Fiona Maddocks 

Vaughan Williams: Dona nobis pacem; Bernstein: Chichester Psalms CD review – beautifully sung

Choir of King’s College, Cambridge/Cleobury, Britten Sinfonia (King’s College)
  
  

Soloist Ailish Tynan recording Vaughan Williams’s Dona nobis pacem with the Choir of King’s College, Cambridge.
Soloist Ailish Tynan recording Vaughan Williams’s Dona nobis pacem with the Choir of King’s College, Cambridge. Photograph: kingscollegerecordings.com

Vaughan Williams’s dramatic cantata Dona nobis pacem (1936), to texts from Walt Whitman, the Bible and the mass, was written for large orchestra and the Huddersfield Choral Society.
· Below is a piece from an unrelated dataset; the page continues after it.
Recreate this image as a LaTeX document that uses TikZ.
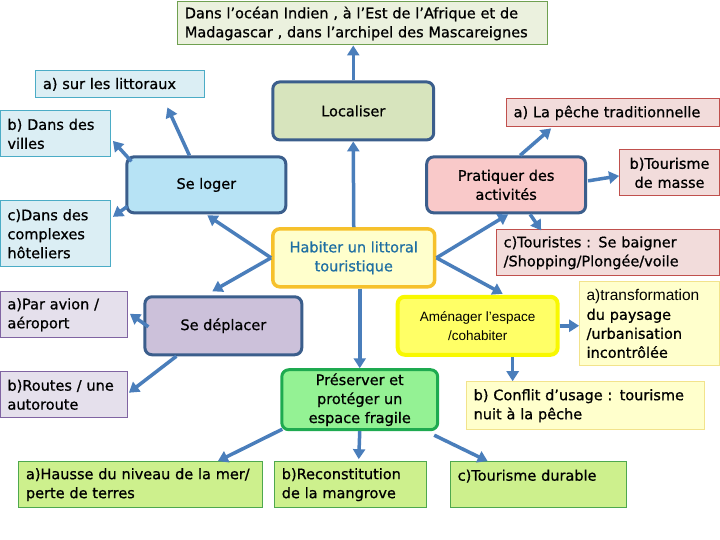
\documentclass[tikz,border=0pt]{standalone}
\usepackage{fontspec}
\setmainfont{DejaVu Sans}[RawFeature={embolden=0.8}]
\newfontfamily\thinfont{Liberation Sans}
\usetikzlibrary{arrows.meta,calc}

\definecolor{arrowblue}{HTML}{4A7EBB}
\definecolor{mainblue}{HTML}{3B5E8C}
\definecolor{topfill}{HTML}{EBF1DE}
\definecolor{topdraw}{HTML}{6FA050}
\definecolor{bluefill}{HTML}{DBEEF4}
\definecolor{bluedraw}{HTML}{4BACC6}
\definecolor{locfill}{HTML}{D7E4BD}
\definecolor{logfill}{HTML}{B7E3F5}
\definecolor{pratfill}{HTML}{F9C9C9}
\definecolor{pinkfill}{HTML}{F2DCDB}
\definecolor{pinkdraw}{HTML}{C0504D}
\definecolor{depfill}{HTML}{CCC1DA}
\definecolor{lavfill}{HTML}{E5E0EC}
\definecolor{lavdraw}{HTML}{8064A2}
\definecolor{habfill}{HTML}{FFFFCC}
\definecolor{habdraw}{HTML}{F6C12C}
\definecolor{habtext}{HTML}{1F6FA3}
\definecolor{amenfill}{HTML}{FFFF66}
\definecolor{amendraw}{HTML}{F8F800}
\definecolor{yelfill}{HTML}{FFFFCC}
\definecolor{yeldraw}{HTML}{F2E38C}
\definecolor{presfill}{HTML}{94F294}
\definecolor{presdraw}{HTML}{1EAA50}
\definecolor{greenfill}{HTML}{CDF08D}
\definecolor{greendraw}{HTML}{4EA84E}

\begin{document}
\begin{tikzpicture}[x=1pt, y=-1pt,
    every node/.style={font=\fontsize{14.5}{19}\selectfont},
    leaf/.style={draw, line width=1pt, inner xsep=7pt, inner ysep=3pt, align=left},
    main/.style={draw=mainblue, line width=3pt, rounded corners=7pt, align=center},
    arr/.style={draw=arrowblue, line width=3.5pt, -{Triangle[length=10pt,width=12pt]}}]

    % Fix the page size
    \fill[white] (0,0) rectangle (720,540);

    % Draw the title box
    \node[leaf, draw=topdraw, fill=topfill, text width=356pt, minimum height=43pt] (top) at (363,23.5)
        {Dans l’océan Indien , à l’Est de l’Afrique et de\\Madagascar , dans l’archipel des Mascareignes};

    % Draw the central box
    \node[main, draw=habdraw, line width=3.5pt, fill=habfill, text=habtext, minimum width=162pt, minimum height=58pt] (hab) at (354,258)
        {Habiter un littoral\\touristique};

    % Draw the main boxes around it
    \node[main, fill=locfill, minimum width=161pt, minimum height=58pt] (loc) at (353.5,111) {Localiser};
    \node[main, fill=logfill, minimum width=159pt, minimum height=56pt] (loger) at (206.5,185) {Se loger};
    \node[main, fill=pratfill, minimum width=159pt, minimum height=56pt] (prat) at (506.5,185) {Pratiquer des\\activités};
    \node[main, fill=depfill, minimum width=157pt, minimum height=58pt] (depl) at (223.5,326) {Se déplacer};
    \node[main, draw=amendraw, line width=4pt, fill=amenfill, minimum width=160pt, minimum height=58pt,
        font=\thinfont\fontsize{13.5}{19}\selectfont] (amen) at (478,326)
        {Aménager l’espace\\/cohabiter};
    \node[main, draw=presdraw, fill=presfill, minimum width=156pt, minimum height=60pt] (pres) at (360,400)
        {Préserver et\\protéger un\\espace fragile};

    % Draw the boxes of Se loger
    \node[leaf, draw=bluedraw, fill=bluefill, text width=155pt, minimum height=27pt] (litt) at (120.5,84.5) {a) sur les littoraux};
    \node[leaf, draw=bluedraw, fill=bluefill, text width=96pt, minimum height=46pt] (villes) at (55.5,134) {b) Dans des\\villes};
    \node[leaf, draw=bluedraw, fill=bluefill, text width=96pt, minimum height=66pt] (cplx) at (55.5,234) {c)Dans des\\complexes\\hôteliers};

    % Draw the boxes of Pratiquer
    \node[leaf, draw=pinkdraw, fill=pinkfill, text width=199pt, minimum height=28pt] (peche) at (613.5,113) {a) La pêche traditionnelle};
    \node[leaf, draw=pinkdraw, fill=pinkfill, text width=86pt, minimum height=46pt, align=center] (tour) at (670,173) {b)Tourisme\\de masse};
    \node[leaf, draw=pinkdraw, fill=pinkfill, text width=209pt, minimum height=46pt] (tst) at (608.5,253) {c)Touristes : Se baigner\\/Shopping/Plongée/voile};

    % Draw the boxes of Se deplacer
    \node[leaf, draw=lavdraw, fill=lavfill, text width=113pt, minimum height=46pt] (avion) at (64,315) {a)Par avion /\\aéroport};
    \node[leaf, draw=lavdraw, fill=lavfill, text width=113pt, minimum height=46pt] (routes) at (64,395) {b)Routes / une\\autoroute};

    % Draw the boxes of Amenager
    \node[leaf, draw=yeldraw, fill=yelfill, text width=126pt, minimum height=84pt] (transfo) at (650,324)
        {{\thinfont\fontsize{15.5}{19}\selectfont a)transformation}\\du paysage\\/urbanisation\\incontrôlée};
    \node[leaf, draw=yeldraw, fill=yelfill, text width=224pt, minimum height=48pt] (conf) at (586,406)
        {b) Conflit d’usage : tourisme\\nuit à la pêche};

    % Draw the boxes of Preserver
    \node[leaf, draw=greendraw, fill=greenfill, text width=230pt, minimum height=46pt] (hausse) at (141,485) {a)Hausse du niveau de la mer/\\perte de terres};
    \node[leaf, draw=greendraw, fill=greenfill, text width=138pt, minimum height=46pt] (recon) at (351,485) {b)Reconstitution\\de la mangrove};
    \node[leaf, draw=greendraw, fill=greenfill, text width=162pt, minimum height=46pt] (durable) at (539,485) {c)Tourisme durable\\\mbox{}};

    % Arrows out of the central box
    \draw[arr] (hab.north) -- (loc.south);
    \draw[arr] (loc.north) -- (loc.north |- top.south);
    \draw[arr] (hab.west) -- ($(loger.south)+(1,1)$);
    \draw[arr] (hab.west) -- ($(depl.north)+(-11,-4)$);
    \draw[arr] (hab.east) -- ($(prat.south)+(2,0)$);
    \draw[arr] (hab.east) -- ($(amen.north)+(25,-1)$);
    \draw[arr] ($(hab.south)+(6,0)$) -- (pres.north);

    % Arrows of Se loger
    \draw[arr] ($(loger.north)+(-17,0)$) -- ($(litt.south)+(47,9)$);
    \draw[arr] ($(loger.north west)+(6,6)$) -- ($(villes.east)+(2,7)$);
    \draw[arr] ($(loger.south west)+(2,-8)$) -- ($(cplx.east)+(2,-17)$);

    % Arrows of Pratiquer
    \draw[arr] ($(prat.north)+(14,0)$) -- ($(peche.south)+(-62,1)$);
    \draw[arr] ($(prat.east)+(1,-4)$) -- ($(tour.west)+(0,3)$);
    \draw[arr] ($(prat.south)+(24,0)$) -- ($(tst.north)+(-67,1)$);

    % Arrows of Se deplacer
    \draw[arr] ($(depl.west)+(5,1)$) -- ($(avion.east)+(2,-1)$);
    \draw[arr] ($(depl.south west)+(33,0)$) -- ($(routes.east)+(1,-2)$);

    % Arrows of Amenager
    \draw[arr] (amen.east) -- (amen.east -| transfo.west);
    \draw[arr] ($(amen.south)+(35,0)$) -- ($(conf.north)+(-73,0)$);

    % Arrows of Preserver
    \draw[arr] ($(pres.south west)+(2,-2)$) -- ($(hausse.north)+(77,0)$);
    \draw[arr] ($(pres.south)+(0,0)$) -- ($(recon.north)+(8,-2)$);
    \draw[arr] ($(pres.south east)+(-5,4)$) -- ($(durable.north)+(-51,0)$);

\end{tikzpicture}
\end{document}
Here it has been re-orchestrated (by Jonathan Rathbone) to suit small orchestra and chapel choir, giving heft by upping the use of harp and organ. It’s beautifully sung, with ideal soloists in soprano Ailish Tynan, heart-rending in her cries of “grant us peace”, and baritone Roderick Williams, who sings Whitman’s Reconciliation with exquisite tenderness. Boys’ voices add new poignancy to the brassy, martial moments (as in Beat! Beat! Drums!). George Hill is a fine treble soloist in Bernstein’s Chichester Psalms, all vividly accompanied by the Britten Sinfonia.